Did Shakespeare write more about Romeo or Juliet? Of course, we can answer this question by inspecting the whole list of word counts, but this does not scale. Instead, we can write a slightly modified version of the frequency analyser. We only need to adapt the mapper:

private final static Text romeo = new Text("R");
private final static Text juliet = new Text("J");

public void map(...) {
	// ...
	if (curWord.equals("romeo"))
		context.write(romeo, one);
	else if (curWord.equals("juliet"))
		context.write(juliet, one);
	// ...
}

This analyser is included in the GitHub repository as well, and built into the Docker image.
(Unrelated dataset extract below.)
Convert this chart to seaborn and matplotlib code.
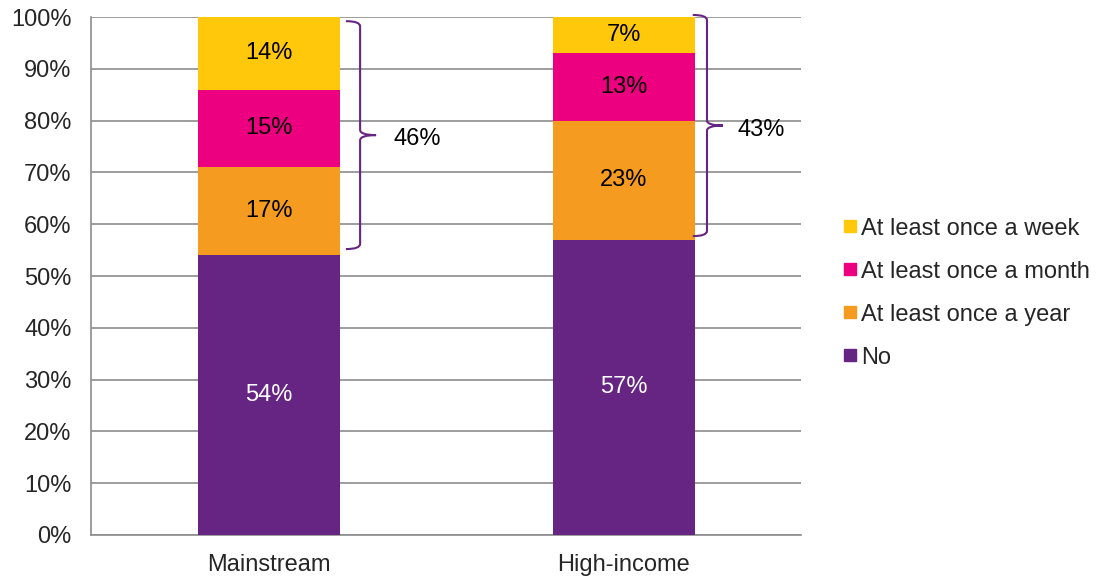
import numpy as np
import pandas as pd
import matplotlib
matplotlib.use("Agg")
import matplotlib.pyplot as plt
from matplotlib.path import Path
from matplotlib.patches import PathPatch
from matplotlib.lines import Line2D
import seaborn as sns

# Données
groups = ["Mainstream", "High-income"]
series = ["No", "At least once a year", "At least once a month", "At least once a week"]
no_vals = [54, 57]
year_vals = [17, 23]
month_vals = [15, 13]
week_vals = [14, 7]
brace_labels = ["46%", "43%"]

colors = {
    "No": "#662483",
    "At least once a year": "#F59B1F",
    "At least once a month": "#EC0080",
    "At least once a week": "#FFC80B",
}

values = {
    "No": no_vals,
    "At least once a year": year_vals,
    "At least once a month": month_vals,
    "At least once a week": week_vals,
}

FS = 17

sns.set_style("white")
plt.rcParams["font.family"] = ["Liberation Sans", "DejaVu Sans"]

fig = plt.figure(figsize=(10.99, 5.77), dpi=100)
ax = fig.add_axes([0.0828, 0.0728, 0.7289 - 0.0828, 0.9705 - 0.0728])

# Cumul pour empilement
cum = np.zeros(len(groups))
bottoms = {}
for s in series:
    bottoms[s] = cum.copy()
    cum = cum + np.array(values[s])

# Dessiner du haut vers le bas pour empiler
for s in reversed(series):
    df = pd.DataFrame({"group": groups, "top": bottoms[s] + np.array(values[s])})
    sns.barplot(data=df, x="group", y="top", color=colors[s], width=0.4,
                saturation=1, ax=ax, zorder=3, linewidth=0)

# Etiquettes des segments
for s in series:
    for i, v in enumerate(values[s]):
        yc = bottoms[s][i] + v / 2
        ax.text(i, yc, f"{v}%", ha="center", va="center", fontsize=FS,
                color="white" if s == "No" else "black", zorder=4)


def brace(ax, x, y0, y1, hook=0.04, tip=0.045, dy=1.0):
    ym = (y0 + y1) / 2
    verts = [
        (x - hook, y1), (x, y1), (x, y1 - dy),
        (x, ym + dy),
        (x, ym), (x + tip, ym),
        (x, ym), (x, ym - dy),
        (x, y0 + dy),
        (x, y0), (x - hook, y0),
    ]
    codes = [Path.MOVETO, Path.CURVE3, Path.CURVE3,
             Path.LINETO,
             Path.CURVE3, Path.CURVE3,
             Path.CURVE3, Path.CURVE3,
             Path.LINETO,
             Path.CURVE3, Path.CURVE3]
    ax.add_patch(PathPatch(Path(verts, codes), fill=False, edgecolor="#662483",
                           lw=1.5, zorder=4, clip_on=False))
    return ym


brace_x = [0.258, 1.235]
brace_lo = [55.2, 57.7]
brace_hi = [99.2, 100.4]
label_x = [0.42, 1.387]
for i in range(len(groups)):
    ym = brace(ax, brace_x[i], brace_lo[i], brace_hi[i])
    ax.text(label_x[i], ym - 0.8, brace_labels[i], ha="center", va="center",
            fontsize=FS, color="black", zorder=4)

# Axes
ax.set_xlim(-0.5, 1.5)
ax.set_ylim(0, 100)
ax.set_yticks(np.arange(0, 101, 10))
ax.set_yticklabels([f"{t}%" for t in range(0, 101, 10)])
ax.set_xlabel("")
ax.set_ylabel("")
ax.grid(axis="y", color="#8C8C8C", lw=1.2, zorder=0)
ax.set_axisbelow(True)
for sp in ["top", "right"]:
    ax.spines[sp].set_visible(False)
for sp in ["left", "bottom"]:
    ax.spines[sp].set_color("#8C8C8C")
    ax.spines[sp].set_linewidth(1.2)
ax.set_xticks([-0.5, 0.5, 1.5], minor=False)
ax.set_xticklabels([])
ax.set_xticks([0, 1], minor=True)
ax.set_xticklabels(groups, minor=True)
ax.tick_params(axis="x", which="major", length=6, color="#8C8C8C", direction="out")
ax.tick_params(axis="x", which="minor", length=0, labelsize=FS, pad=14)
ax.tick_params(axis="y", length=5, color="#8C8C8C", direction="out",
               labelsize=FS, pad=9)

# Légende
handles = [Line2D([0], [0], marker="s", color="none", markerfacecolor=colors[s],
                  markeredgecolor=colors[s], markersize=8.5) for s in reversed(series)]
fig.legend(handles, list(reversed(series)), loc="upper left",
           bbox_to_anchor=(0.767, 0.623), frameon=False, fontsize=FS,
           handlelength=0.6, handletextpad=0.15, labelspacing=0.89,
           borderaxespad=0, borderpad=0)

fig.savefig("out.png", dpi=100)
It can be run using the same arguments as the FrequencyAnalyser. The result:

J	76
R	137

So Romeo is mentioned more frequently.

By only emitting events for romeo and juliet, we greatly reduce overhead and reducer work. Here are timing statistics for the FrequencyAnalyser doing a basic word count and RomeoOrJuliet:

Measure	FrequencyAnalyser	RomeoOrJuliet
real	0m4.800s	0m3.706s
user	0m8.696s	0m5.192s
sys	0m0.244s	0m0.196s

We can optimise this even further, by emitting 1 for Romeo and -1 for Juliet. The outcome (one number) is then the difference in occurrences between the two. It is positive when Romeo occurs more often, and negative when Juliet occurs more often. Since this only uses one key, we could override the partitioner and ignore the key.

Combiners

Combiners can be placed between mappers and reducers to reduce disk and network overhead. In Hadoop, a combiner is simply an extension of Reducer with the same input and output key and value types. In our case, the combiner can even be the same as the reducer:

job.setCombinerClass(IntSumReducer.class);

This is how we initially got the boilerplate code.

To measure the efficiency gain, we can compare the running time of the FrequencyAnalyser both with and without the combiner. Here are the results:

Measure	Without combiner	With combiner
real	0m5.908s	0m4.800s
user	0m9.300s	0m8.696s
sys	0m0.252s	0m0.244s

The speed gain is noticeable and will be substantial on larger data sets.